Joseph Professor of Catholic Philosophy Dermot Moran (third from left) greets Chinese Minister of Education Chen Bausheng at the 24th World Congress of Philosophy.
The world’s leading philosophers gathered for a weeklong conference last month in Beijing under the leadership of Joseph Professor of Catholic Philosophy Dermot Moran. The 24th World Congress of Philosophy drew some 8,000 scholars from more than 120 countries to Peking University to discuss the theme of “Learning to be Human.”
“The congress reflected critically on the role of philosophy in relation to world culture, to globalization, to various existential and environment threats that challenge us in our quest to realize our common humanity,” said Moran, president of the International Federation of Philosophical Societies (FISP), which convenes the World Congress of Philosophy every five years.
The 24th World Congress was the first one held in China in FISP’s 70-year history. Moran noted that the location is significant because this congress deliberately strived to go beyond Western approaches to teaching philosophy.
“The program was carefully designed to include recognition of East and West, North and South. Philosophy in all its forms was included—not just philosophy as traditionally understood in the great systems of Greek, Indian, Jewish, Christian, Islamic, and Chinese thought, but also Marxist philosophy, environmental philosophy, philosophy of indigenous cultures, philosophy of cosmopolitanism, philosophy at the margins,” he said.
“In many respects, the 24th World Congress of Catholic Philosophy was a coming-of-age party for Chinese philosophy. No longer can the rich tradition of Chinese philosophy be at the margins of academic philosophy; it has been recognized as a tradition as rich and varied as that of Greek philosophy,” added Moran, a specialist in phenomenology and medieval philosophy.

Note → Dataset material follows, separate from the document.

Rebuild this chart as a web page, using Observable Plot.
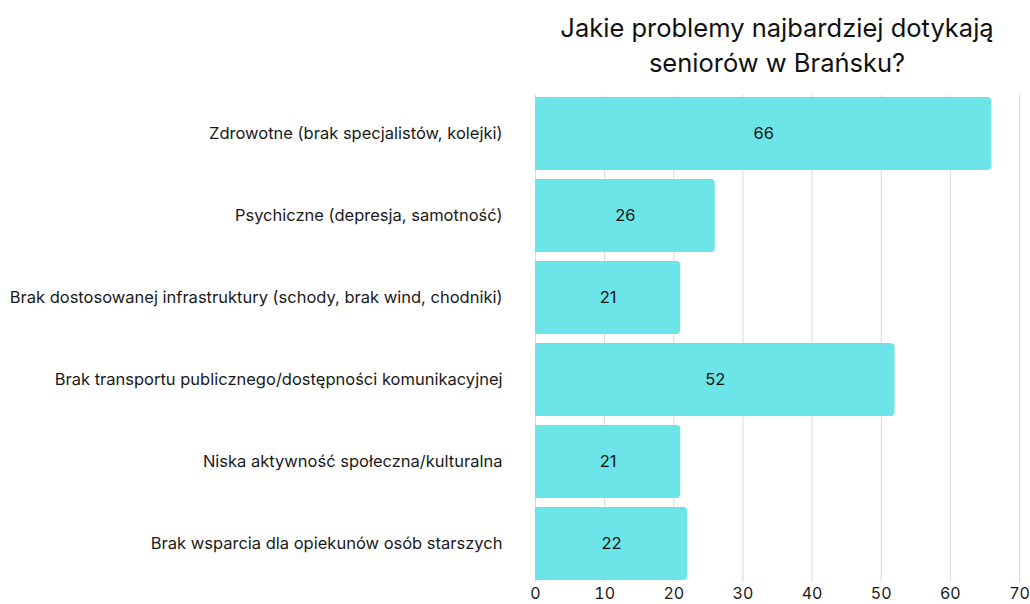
<!DOCTYPE html>
<html>
<head>
<meta charset="utf-8">
<script src="https://cdn.jsdelivr.net/npm/d3@7"></script>
<script src="https://cdn.jsdelivr.net/npm/@observablehq/plot@0.6"></script>
<style>
  body { margin: 0; background: #fff; font-family: Inter, "Noto Sans", sans-serif; }
  #wrap { position: relative; width: 1030px; }
  #title { height: 92px; box-sizing: border-box; padding-left: 535px; padding-top: 10px; width: 1030px; overflow: hidden; }
  #title div { width: 484px; text-align: center; font-size: 25.5px; line-height: 35px; color: #111; }
  #chart svg { display: block; }
</style>
</head>
<body>
<div id="wrap">
  <div id="title"><div>Jakie problemy najbardziej dotykają<br>seniorów w Brańsku?</div></div>
  <div id="chart"></div>
</div>
<script>
const categories = [
  "Zdrowotne (brak specjalistów, kolejki)",
  "Psychiczne (depresja, samotność)",
  "Brak dostosowanej infrastruktury (schody, brak wind, chodniki)",
  "Brak transportu publicznego/dostępności komunikacyjnej",
  "Niska aktywność społeczna/kulturalna",
  "Brak wsparcia dla opiekunów osób starszych"
];
const values = [66, 26, 21, 52, 21, 22];
const xTicks = [0, 10, 20, 30, 40, 50, 60, 70];

const data = categories.map((c, i) => ({category: c, value: values[i]}));

const chart = Plot.plot({
  width: 1030,
  height: 510,
  marginLeft: 535,
  marginRight: 11,
  marginTop: 3,
  marginBottom: 20,
  style: {fontFamily: "Inter, 'Noto Sans', sans-serif", fontSize: "16px", color: "#1a1a1a"},
  x: {domain: [0, 70], ticks: xTicks, label: null},
  y: {domain: categories, label: null, paddingInner: 0.11, paddingOuter: 0.02},
  marks: [
    Plot.gridX(xTicks, {stroke: "#d9d9d9", strokeOpacity: 1, strokeWidth: 1}),
    Plot.barX(data, {x: "value", y: "category", fill: "#6ce5e8", rx2: 4}),
    Plot.text(data, {x: d => d.value / 2, y: "category", text: d => String(d.value), fontSize: 16.5, fill: "#111"}),
    Plot.axisX({ticks: xTicks, tickSize: 0, tickPadding: 5, fontSize: 16, label: null}),
    Plot.axisY({tickSize: 0, tickPadding: 33, fontSize: 16.5, label: null})
  ]
});
document.getElementById("chart").appendChild(chart);
</script>
</body>
</html>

Interviewed by China’s CGTN-TV, Moran explained the universal role of philosophy. “There is not a big gap between ordinary people’s lives and philosophy. Philosophy is about human beings making sense of the world.”
In his welcoming address, Moran said, “We are in the middle of global crises of many kinds—crises in politics, in economics, in society, in the environment, and, furthermore, crises in our traditions, beliefs, and values. Indeed, despite the extraordinary technological and scientific achievements of our time, perhaps there has never been such a global sense of insecurity and distrust.

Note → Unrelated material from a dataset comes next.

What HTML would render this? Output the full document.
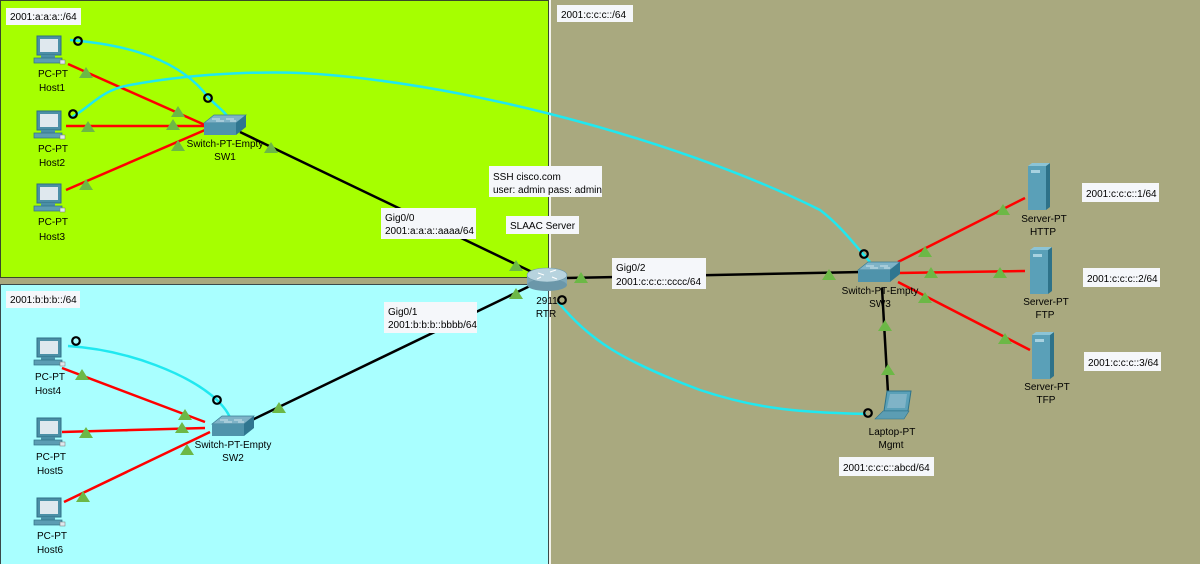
<!DOCTYPE html>
<html><head><meta charset="utf-8"><style>
html,body{margin:0;padding:0;width:1200px;height:564px;overflow:hidden;background:#a9a97f;}
svg text{font-family:"Liberation Sans",sans-serif;font-size:10px;fill:#000;}
</style></head><body>
<svg width="1200" height="564" viewBox="0 0 1200 564" xmlns="http://www.w3.org/2000/svg">
<defs>
<g id="pc">
  <rect x="-13" y="-14" width="24" height="19" fill="#4b8fa6" stroke="#2f6f85"/>
  <rect x="-10" y="-11" width="18" height="13" fill="#dfe8ee"/>
  <rect x="-9" y="5" width="14" height="3" fill="#4b8fa6"/>
  <rect x="-16" y="8" width="28" height="5" fill="#5c9db3" stroke="#2f6f85" stroke-width="0.7"/>
  <rect x="10" y="10" width="5" height="4" fill="#dfe8ee" stroke="#777" stroke-width="0.5"/>
</g>
<g id="sw">
  <polygon points="-20,-4 -10,-12 22,-12 12,-4" fill="#7fb3c7" stroke="#3a7d95" stroke-width="0.7"/>
  <rect x="-20" y="-4" width="32" height="12" fill="#4f93ab"/>
  <polygon points="12,-4 22,-12 22,0 12,8" fill="#2f7690"/>
  <path d="M-12,-8 h8 M2,-8 h8 M-8,-6 h8 M6,-6 h6" stroke="#e8f4f8" stroke-width="0.8"/>
</g>
<g id="srv">
  <rect x="-10" y="-22" width="18" height="44" fill="#5aa0b8"/>
  <polygon points="8,-22 12,-25 12,19 8,22" fill="#2e7289"/>
  <polygon points="-10,-22 -6,-25 12,-25 8,-22" fill="#8cc4d6"/>
  <rect x="-7" y="-18" width="9" height="3" fill="#a8d2e0"/>
</g>
<g id="tri"><polygon points="0,-6 7,5 -7,5" fill="#6cb846"/></g>
<g id="ring"><circle r="3.8" fill="none" stroke="#000" stroke-width="2.2"/></g>
</defs>

<rect x="0.5" y="0.5" width="548" height="277" fill="#a6ff00" stroke="#3a4a2a" stroke-width="1"/>
<rect x="0.5" y="284.5" width="548" height="282" fill="#a9ffff" stroke="#3a4a4a" stroke-width="1"/>
<rect x="549" y="0" width="2" height="564" fill="#f2f2ec"/>

<g fill="none" stroke-width="2.5">
<path d="M68,64 L205,125 M66,126 L205,126 M66,190 L205,130" stroke="#f00"/>
<path d="M62,368 L205,422 M62,432 L205,428 M64,502 L210,432" stroke="#f00"/>
<path d="M898,262 L1025,198 M898,273 L1025,271 M898,282 L1030,350" stroke="#f00"/>
<path d="M240,132 L532,272 M252,420 L532,285 M566,278 L862,272 M882,288 L888,393" stroke="#000"/>
<path d="M70,40 C130,45 180,60 208,97 C215,105 226,112 228,118" stroke="#20e8f0"/>
<path d="M70,118 C90,108 100,90 130,85 C200,72 280,70 330,75 C500,90 700,150 820,210 C840,225 855,245 870,262" stroke="#20e8f0"/>
<path d="M68,346 C130,350 190,375 217,400 C223,406 228,412 230,418" stroke="#20e8f0"/>
<path d="M558,302 C590,340 620,360 700,390 C760,410 800,412 866,414" stroke="#20e8f0"/>
</g>

<g>
<rect x="6" y="8" width="75" height="17" fill="#f5f7fa"/><text x="10" y="20">2001:a:a:a::/64</text>
<rect x="6" y="291" width="74" height="17" fill="#f5f7fa"/><text x="10" y="303">2001:b:b:b::/64</text>
<rect x="557" y="5" width="76" height="17" fill="#f5f7fa"/><text x="561" y="18">2001:c:c:c::/64</text>
<rect x="489" y="166" width="113" height="31" fill="#f5f7fa"/><text x="493" y="180">SSH cisco.com</text><text x="493" y="193">user: admin pass: admin</text>
<rect x="506" y="216" width="73" height="18" fill="#f5f7fa"/><text x="510" y="229">SLAAC Server</text>
<rect x="381" y="208" width="95" height="31" fill="#f5f7fa"/><text x="385" y="221">Gig0/0</text><text x="385" y="234">2001:a:a:a::aaaa/64</text>
<rect x="384" y="302" width="93" height="31" fill="#f5f7fa"/><text x="388" y="315">Gig0/1</text><text x="388" y="328">2001:b:b:b::bbbb/64</text>
<rect x="612" y="258" width="94" height="31" fill="#f5f7fa"/><text x="616" y="271">Gig0/2</text><text x="616" y="285">2001:c:c:c::cccc/64</text>
<rect x="1082" y="183" width="77" height="19" fill="#f5f7fa"/><text x="1086" y="197">2001:c:c:c::1/64</text>
<rect x="1083" y="268" width="77" height="19" fill="#f5f7fa"/><text x="1087" y="282">2001:c:c:c::2/64</text>
<rect x="1084" y="352" width="77" height="19" fill="#f5f7fa"/><text x="1088" y="366">2001:c:c:c::3/64</text>
<rect x="839" y="457" width="95" height="19" fill="#f5f7fa"/><text x="843" y="471">2001:c:c:c::abcd/64</text>
</g>

<use href="#ring" x="78" y="41"/><use href="#ring" x="208" y="98"/><use href="#ring" x="73" y="114"/>
<use href="#ring" x="76" y="341"/><use href="#ring" x="217" y="400"/>
<use href="#ring" x="562" y="300"/><use href="#ring" x="864" y="254"/><use href="#ring" x="868" y="413"/>

<use href="#tri" x="86" y="73"/><use href="#tri" x="178" y="112"/><use href="#tri" x="88" y="127"/><use href="#tri" x="173" y="125"/>
<use href="#tri" x="86" y="185"/><use href="#tri" x="178" y="146"/><use href="#tri" x="271" y="148"/>
<use href="#tri" x="82" y="375"/><use href="#tri" x="185" y="415"/><use href="#tri" x="86" y="433"/><use href="#tri" x="182" y="428"/>
<use href="#tri" x="83" y="497"/><use href="#tri" x="187" y="450"/><use href="#tri" x="279" y="408"/>
<use href="#tri" x="516" y="266"/><use href="#tri" x="516" y="294"/><use href="#tri" x="581" y="278"/>
<use href="#tri" x="829" y="275"/><use href="#tri" x="925" y="252"/><use href="#tri" x="931" y="273"/><use href="#tri" x="925" y="298"/>
<use href="#tri" x="1003" y="210"/><use href="#tri" x="1000" y="273"/><use href="#tri" x="1005" y="339"/>
<use href="#tri" x="885" y="326"/><use href="#tri" x="888" y="370"/>

<use href="#pc" x="50" y="50"/><use href="#pc" x="50" y="125"/><use href="#pc" x="50" y="198"/>
<use href="#pc" x="50" y="352"/><use href="#pc" x="50" y="432"/><use href="#pc" x="50" y="512"/>
<use href="#sw" x="224" y="127"/><use href="#sw" x="232" y="428"/><use href="#sw" x="878" y="274"/>
<use href="#srv" x="1038" y="188"/><use href="#srv" x="1040" y="272"/><use href="#srv" x="1042" y="357"/>
<g transform="translate(547,279)">
<rect x="-20" y="-4" width="40" height="10" fill="#7fa8b8"/>
<ellipse cx="0" cy="6" rx="20" ry="6" fill="#6b97a9"/>
<ellipse cx="0" cy="-4" rx="20" ry="7" fill="#b7d3de" stroke="#6b97a9" stroke-width="0.6"/>
<path d="M-9,-6 l6,2 M3,-7 l6,-2 M-6,-2 l-4,2 M5,-2 l5,2" stroke="#fff" stroke-width="1"/>
</g>
<g transform="translate(895,405)">
<polygon points="-8,-14 16,-14 13,6 -11,6" fill="#5aa0b8" stroke="#2e7289"/>
<polygon points="-5,-11 12,-11 10,3 -8,3" fill="#7fb3c7"/>
<polygon points="-12,6 14,6 9,14 -20,14" fill="#5c9db3" stroke="#2e7289" stroke-width="0.6"/>
</g>

<g text-anchor="middle">
<text x="53" y="77">PC-PT</text><text x="52" y="91">Host1</text>
<text x="53" y="152">PC-PT</text><text x="52" y="166">Host2</text>
<text x="53" y="225">PC-PT</text><text x="52" y="240">Host3</text>
<text x="50" y="380">PC-PT</text><text x="48" y="394">Host4</text>
<text x="51" y="460">PC-PT</text><text x="50" y="474">Host5</text>
<text x="52" y="539">PC-PT</text><text x="50" y="553">Host6</text>
<text x="225" y="147">Switch-PT-Empty</text><text x="225" y="160">SW1</text>
<text x="233" y="448">Switch-PT-Empty</text><text x="233" y="461">SW2</text>
<text x="880" y="294">Switch-PT-Empty</text><text x="880" y="307">SW3</text>
<text x="547" y="304">2911</text><text x="546" y="317">RTR</text>
<text x="1044" y="222">Server-PT</text><text x="1043" y="235">HTTP</text>
<text x="1046" y="305">Server-PT</text><text x="1045" y="318">FTP</text>
<text x="1047" y="390">Server-PT</text><text x="1046" y="403">TFP</text>
<text x="892" y="435">Laptop-PT</text><text x="891" y="448">Mgmt</text>
</g>
</svg>
</body></html>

“Everywhere human relations with one another, with the social and natural environment, and with the cosmos as a whole, are challenged by problems of such an enormous scale than no one country, no one language-community, no one knowledge-economy, can address these challenges on its own. No group or community can live in isolation; we live in mutual dependence, in what the philosopher Edmund Husserl called Ineinandersein, ‘being-with-one-another’; in what Hannah Arendt calls life ‘in the plural.’
“‘Learning to be human’ has to be understood to include learning how to be a better human being, through self-improvement, self-rectification, self-critique, and also through communal learning together in order to improve our humanity,” added Moran.
Boston College Philosophy Department faculty Seelig Professor Richard Kearney, Professor Eileen Sweeney, and Associate Professor Dan McKaughan also attended the World Congress. Kearney gave a plenary address on “anatheism” as part of a panel on spirituality. Sweeney delivered an illustrated talk on medieval Christian approaches to love.